Why they're right to resist

Published: 18/05/2007

Written by: John Minns
Originally listed under: Edition 86 - January 2005

Arundhati Roy, the winner of this year's Sydney Peace Prize, angered right-wing figures by supporting the Iraqi resistance. Sydney Morning Herald and Age columnist Gerard Henderson thought he had found the logical flaw in the position of opponents of the war in Iraq like Roy who now support the resistance. He asked: "Is it possible to be anti-war while advocating the cause of one side in a military conflict?"

For Henderson and others like him, one cannot honestly be opposed to war and yet support a resistance movement which uses violence. But what Roy argued, correctly, was that the stakes involved here are enormous. Iraq is now the frontline in a global war - not against "terrorism" as Bush, Blair and Howard would have us believe, but about the future of world imperialism. If these warmongers win in Iraq, then the imperialism they oversee will become far more aggressive and expansionist than before.

If the US completely pulverises the resistance it would encourage those in the Administration - and more broadly in the powerful circles of business and government which really matter - in their aggressive pursuit of global empire. Of course, the rhetoric used to support this would not be that of "empire". As with Iraq itself, it would be justified by a crusade for the "extension of democracy" - what journalist Michael Ignatieff, himself a supporter of the American occupation, conceded was "...the incurable delusion of imperial rulers that the 'lesser breeds' aspired only to be versions of themselves."

A quick and easy victory for the Coalition in Iraq - a possibility which has now disappeared - could only mean that the US would try to lead more military attacks on countries which have offended it or which appear to constrain its power. Looking at the misery which the most powerful military in the world has visited on Iraq, is it any wonder that few in the Middle East want to see Bush and his friends succeed?

When the Pew Global Attitudes Project surveyed 16,000 people in 20 countries in May 2003, majorities in seven of eight Muslim populations surveyed said they thought that the US might become a military threat to their countries. And these figures - gathered before the attack on Fallujah and before the daily horror of the occupation became a regular item on TV screens - do not include Syria or Iran, the most likely to experience a US attack if Bush succeeds in Iraq.

The insurgency itself cannot militarily defeat the Coalition forces. But what it can do is to raise the cost of the occupation to the point where the resistance in the West can mobilise, mount pressure on our governments and force them to get out of Iraq.

We do not support tactics such as beheading. But why has the Iraqi resistance resorted to these measures? There are two possible answers. Supporters of the occupation claim that these horrible tactics tell us about the insurgents themselves: that they are uncivilised, the most degraded examples of humanity - indeed they are hardly human at all. Therefore, they must be destroyed. It is morally necessary to do so.

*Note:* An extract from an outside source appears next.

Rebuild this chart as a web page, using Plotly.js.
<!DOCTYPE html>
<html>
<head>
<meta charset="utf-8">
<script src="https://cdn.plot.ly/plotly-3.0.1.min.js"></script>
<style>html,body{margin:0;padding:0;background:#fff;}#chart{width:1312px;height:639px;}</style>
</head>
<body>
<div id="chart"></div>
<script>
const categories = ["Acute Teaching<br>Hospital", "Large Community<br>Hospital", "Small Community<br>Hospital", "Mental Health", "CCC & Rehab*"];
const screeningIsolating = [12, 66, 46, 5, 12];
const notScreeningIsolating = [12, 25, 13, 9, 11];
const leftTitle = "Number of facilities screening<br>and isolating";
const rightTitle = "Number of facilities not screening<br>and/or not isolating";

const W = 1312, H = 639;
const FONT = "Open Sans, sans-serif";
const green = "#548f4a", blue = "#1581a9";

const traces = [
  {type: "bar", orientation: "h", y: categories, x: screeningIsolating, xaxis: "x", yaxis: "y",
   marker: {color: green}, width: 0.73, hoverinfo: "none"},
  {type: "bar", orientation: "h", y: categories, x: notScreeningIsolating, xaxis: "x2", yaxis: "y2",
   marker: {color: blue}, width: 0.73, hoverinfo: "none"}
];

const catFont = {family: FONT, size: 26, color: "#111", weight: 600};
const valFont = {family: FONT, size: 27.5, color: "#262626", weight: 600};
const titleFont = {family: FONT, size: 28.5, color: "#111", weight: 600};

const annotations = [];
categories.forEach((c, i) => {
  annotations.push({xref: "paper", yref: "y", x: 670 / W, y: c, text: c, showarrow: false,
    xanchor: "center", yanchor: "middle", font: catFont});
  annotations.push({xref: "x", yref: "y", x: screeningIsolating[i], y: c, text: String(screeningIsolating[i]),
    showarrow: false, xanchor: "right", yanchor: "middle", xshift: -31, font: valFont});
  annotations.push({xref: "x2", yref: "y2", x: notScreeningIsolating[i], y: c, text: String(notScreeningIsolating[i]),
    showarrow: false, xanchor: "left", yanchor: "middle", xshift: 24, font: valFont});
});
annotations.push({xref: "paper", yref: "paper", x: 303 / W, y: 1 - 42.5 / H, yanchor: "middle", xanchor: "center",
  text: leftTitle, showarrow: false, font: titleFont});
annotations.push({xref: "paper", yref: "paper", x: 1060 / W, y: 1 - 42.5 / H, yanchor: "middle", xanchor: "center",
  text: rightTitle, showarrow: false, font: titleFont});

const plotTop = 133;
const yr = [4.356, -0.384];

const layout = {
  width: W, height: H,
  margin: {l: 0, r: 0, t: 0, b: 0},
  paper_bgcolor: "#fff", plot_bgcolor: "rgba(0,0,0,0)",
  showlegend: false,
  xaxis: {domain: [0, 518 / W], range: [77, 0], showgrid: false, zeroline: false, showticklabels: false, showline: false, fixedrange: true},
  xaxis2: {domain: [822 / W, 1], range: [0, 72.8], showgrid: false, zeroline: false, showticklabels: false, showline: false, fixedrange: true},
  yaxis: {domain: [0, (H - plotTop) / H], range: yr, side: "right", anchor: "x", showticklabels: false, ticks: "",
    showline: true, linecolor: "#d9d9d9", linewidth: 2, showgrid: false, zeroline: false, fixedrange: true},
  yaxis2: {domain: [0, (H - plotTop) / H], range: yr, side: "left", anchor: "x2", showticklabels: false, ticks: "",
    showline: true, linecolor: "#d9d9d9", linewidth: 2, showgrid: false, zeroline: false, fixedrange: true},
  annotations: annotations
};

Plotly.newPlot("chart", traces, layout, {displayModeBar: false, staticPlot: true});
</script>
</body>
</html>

The other possible answer is that the tactics of the resistance are themselves a product of Western intervention. The Coalition brings to the battlefield a vast array of weaponry. It can destroy a town like Fallujah from the air, with artillery and from the inside of tanks or covered in body armour. What can those who resist them do? Often they feel forced to use terror as a tactic. It was the same during the Algerian war for independence from the French, the Vietnamese fight for independence, the Palestinian struggle today and even, arguably, during the war waged by the American colonists for their independence.

But in any case, the death and destruction caused by the conventional weapons of the Coalition is vastly greater than any horror which the insurgents could possibly come up with. A study published in The Lancet in October estimated that 100,000 Iraqi civilians, mostly non-combatant women and children, had already been killed - and this excludes those who died in the attack on Fallujah.

As for the claim that Iraqis are still better off than before the war, a study by the Johns Hopkins Bloomberg School of Public Health in Baltimore found that the risk of death from violence for civilians in Iraq was now 58 times higher than before the war.

Those who set up the Abu Ghraib prison system and who shoot unarmed, wounded insurgents have no moral right to condemn anyone as barbaric - especially those whose country they have invaded. The very existence of the armed opposition on such a scale, despite the firepower arrayed against it, indicates that masses of Iraqis do not want the US and its allies there.